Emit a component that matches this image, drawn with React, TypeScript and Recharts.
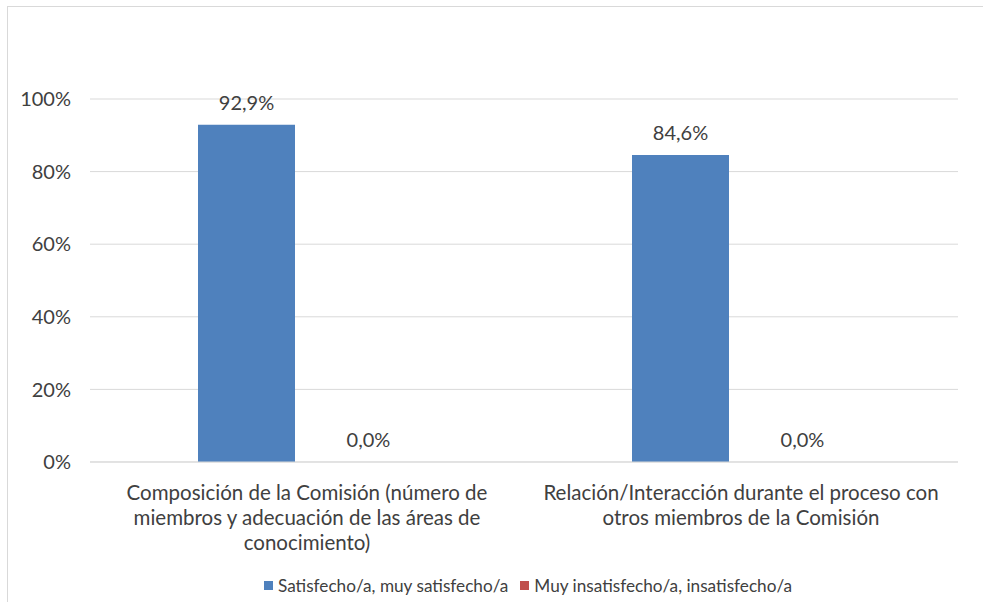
import React from "react";
import { BarChart, Bar, XAxis, YAxis, CartesianGrid, Legend, LabelList } from "recharts";

const categories = [
  "Composición de la Comisión (número de\nmiembros y adecuación de las áreas de\nconocimiento)",
  "Relación/Interacción durante el proceso con\notros miembros de la Comisión",
];
const satisfechos = [0.929, 0.846];
const insatisfechos = [0.0, 0.0];
const yTicks = [0, 0.2, 0.4, 0.6, 0.8, 1.0];

const seriesNames = ["Satisfecho/a, muy satisfecho/a", "Muy insatisfecho/a, insatisfecho/a"];
const colors = ["#4f81bd", "#c0504d"];

const data = categories.map((c, i) => ({
  name: c,
  sat: satisfechos[i],
  ins: insatisfechos[i],
}));

const FONT = "Lato, 'Open Sans', sans-serif";
const TEXT = "#404040";

const fmtPct = (v: number) => `${(Number(v) * 100).toFixed(1).replace(".", ",")}%`;

const CatTick = (props: any) => {
  const { x, y, payload } = props;
  const lines = String(payload.value).split("\n");
  return (
    <text x={x} y={y} textAnchor="middle" fill={TEXT} fontSize={20.5} fontFamily={FONT}>
      {lines.map((l, i) => (
        <tspan key={i} x={x} y={y + 38 + i * 25}>
          {l}
        </tspan>
      ))}
    </text>
  );
};

const LegendContent = () => (
  <div
    style={{
      display: "flex",
      justifyContent: "center",
      alignItems: "center",
      fontFamily: FONT,
      fontSize: 17.2,
      color: TEXT,
      height: 20,
      paddingLeft: 90,
    }}
  >
    {seriesNames.map((n, i) => (
      <span key={n} style={{ display: "inline-flex", alignItems: "center", marginRight: i === 0 ? 12 : 0 }}>
        <span style={{ width: 9, height: 9, background: colors[i], display: "inline-block", marginRight: 5 }} />
        {n}
      </span>
    ))}
  </div>
);

const zeroMin = (value: any) => (Number(value) === 0 ? 0.001 : 0);

export default function App() {
  return (
    <div
      style={{
        position: "absolute",
        left: 7,
        top: 6,
        width: 990,
        height: 600,
        border: "1px solid #d9d9d9",
        background: "#fff",
      }}
    >
      <BarChart
        width={975}
        height={595}
        data={data}
        margin={{ top: 92, right: 25, left: 0, bottom: 7 }}
        barCategoryGap={108}
        barGap={25}
      >
        <CartesianGrid vertical={false} stroke="#d9d9d9" strokeWidth={1} />
        <XAxis
          dataKey="name"
          axisLine={{ stroke: "#d9d9d9" }}
          tickLine={false}
          tickSize={0}
          tickMargin={0}
          height={113}
          interval={0}
          tick={<CatTick />}
        />
        <YAxis
          width={82}
          domain={[0, 1]}
          ticks={yTicks}
          tickFormatter={(v: number) => `${Math.round(v * 100)}%`}
          axisLine={false}
          tickLine={false}
          tickSize={0}
          tickMargin={19}
          tick={{ fill: TEXT, fontSize: 20, fontFamily: FONT }}
        />
        <Legend verticalAlign="bottom" content={<LegendContent />} />
        <Bar dataKey="sat" name={seriesNames[0]} fill={colors[0]} isAnimationActive={false}>
          <LabelList dataKey="sat" position="top" offset={15} formatter={fmtPct} fill={TEXT} fontSize={20} fontFamily={FONT} />
        </Bar>
        <Bar dataKey="ins" name={seriesNames[1]} fill={colors[1]} minPointSize={zeroMin} isAnimationActive={false}>
          <LabelList dataKey="ins" position="top" offset={15} formatter={fmtPct} fill={TEXT} fontSize={20} fontFamily={FONT} />
        </Bar>
      </BarChart>
    </div>
  );
}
________________________________________
▸ **GOAL OF THE EXERCISE**
Keep the pictures out of the copy and return the rest of the data above exactly.

▸ **SOLUTION TO THIS EXERCISE**
Emit a component that matches this image, drawn with React, TypeScript and Recharts.
import React from "react";
import { BarChart, Bar, XAxis, YAxis, CartesianGrid, Legend, LabelList } from "recharts";

const categories = [
  "Composición de la Comisión (número de\nmiembros y adecuación de las áreas de\nconocimiento)",
  "Relación/Interacción durante el proceso con\notros miembros de la Comisión",
];
const satisfechos = [0.929, 0.846];
const insatisfechos = [0.0, 0.0];
const yTicks = [0, 0.2, 0.4, 0.6, 0.8, 1.0];

const seriesNames = ["Satisfecho/a, muy satisfecho/a", "Muy insatisfecho/a, insatisfecho/a"];
const colors = ["#4f81bd", "#c0504d"];

const data = categories.map((c, i) => ({
  name: c,
  sat: satisfechos[i],
  ins: insatisfechos[i],
}));

const FONT = "Lato, 'Open Sans', sans-serif";
const TEXT = "#404040";

const fmtPct = (v: number) => `${(Number(v) * 100).toFixed(1).replace(".", ",")}%`;

const CatTick = (props: any) => {
  const { x, y, payload } = props;
  const lines = String(payload.value).split("\n");
  return (
    <text x={x} y={y} textAnchor="middle" fill={TEXT} fontSize={20.5} fontFamily={FONT}>
      {lines.map((l, i) => (
        <tspan key={i} x={x} y={y + 38 + i * 25}>
          {l}
        </tspan>
      ))}
    </text>
  );
};

const LegendContent = () => (
  <div
    style={{
      display: "flex",
      justifyContent: "center",
      alignItems: "center",
      fontFamily: FONT,
      fontSize: 17.2,
      color: TEXT,
      height: 20,
      paddingLeft: 90,
    }}
  >
    {seriesNames.map((n, i) => (
      <span key={n} style={{ display: "inline-flex", alignItems: "center", marginRight: i === 0 ? 12 : 0 }}>
        <span style={{ width: 9, height: 9, background: colors[i], display: "inline-block", marginRight: 5 }} />
        {n}
      </span>
    ))}
  </div>
);

const zeroMin = (value: any) => (Number(value) === 0 ? 0.001 : 0);

export default function App() {
  return (
    <div
      style={{
        position: "absolute",
        left: 7,
        top: 6,
        width: 990,
        height: 600,
        border: "1px solid #d9d9d9",
        background: "#fff",
      }}
    >
      <BarChart
        width={975}
        height={595}
        data={data}
        margin={{ top: 92, right: 25, left: 0, bottom: 7 }}
        barCategoryGap={108}
        barGap={25}
      >
        <CartesianGrid vertical={false} stroke="#d9d9d9" strokeWidth={1} />
        <XAxis
          dataKey="name"
          axisLine={{ stroke: "#d9d9d9" }}
          tickLine={false}
          tickSize={0}
          tickMargin={0}
          height={113}
          interval={0}
          tick={<CatTick />}
        />
        <YAxis
          width={82}
          domain={[0, 1]}
          ticks={yTicks}
          tickFormatter={(v: number) => `${Math.round(v * 100)}%`}
          axisLine={false}
          tickLine={false}
          tickSize={0}
          tickMargin={19}
          tick={{ fill: TEXT, fontSize: 20, fontFamily: FONT }}
        />
        <Legend verticalAlign="bottom" content={<LegendContent />} />
        <Bar dataKey="sat" name={seriesNames[0]} fill={colors[0]} isAnimationActive={false}>
          <LabelList dataKey="sat" position="top" offset={15} formatter={fmtPct} fill={TEXT} fontSize={20} fontFamily={FONT} />
        </Bar>
        <Bar dataKey="ins" name={seriesNames[1]} fill={colors[1]} minPointSize={zeroMin} isAnimationActive={false}>
          <LabelList dataKey="ins" position="top" offset={15} formatter={fmtPct} fill={TEXT} fontSize={20} fontFamily={FONT} />
        </Bar>
      </BarChart>
    </div>
  );
}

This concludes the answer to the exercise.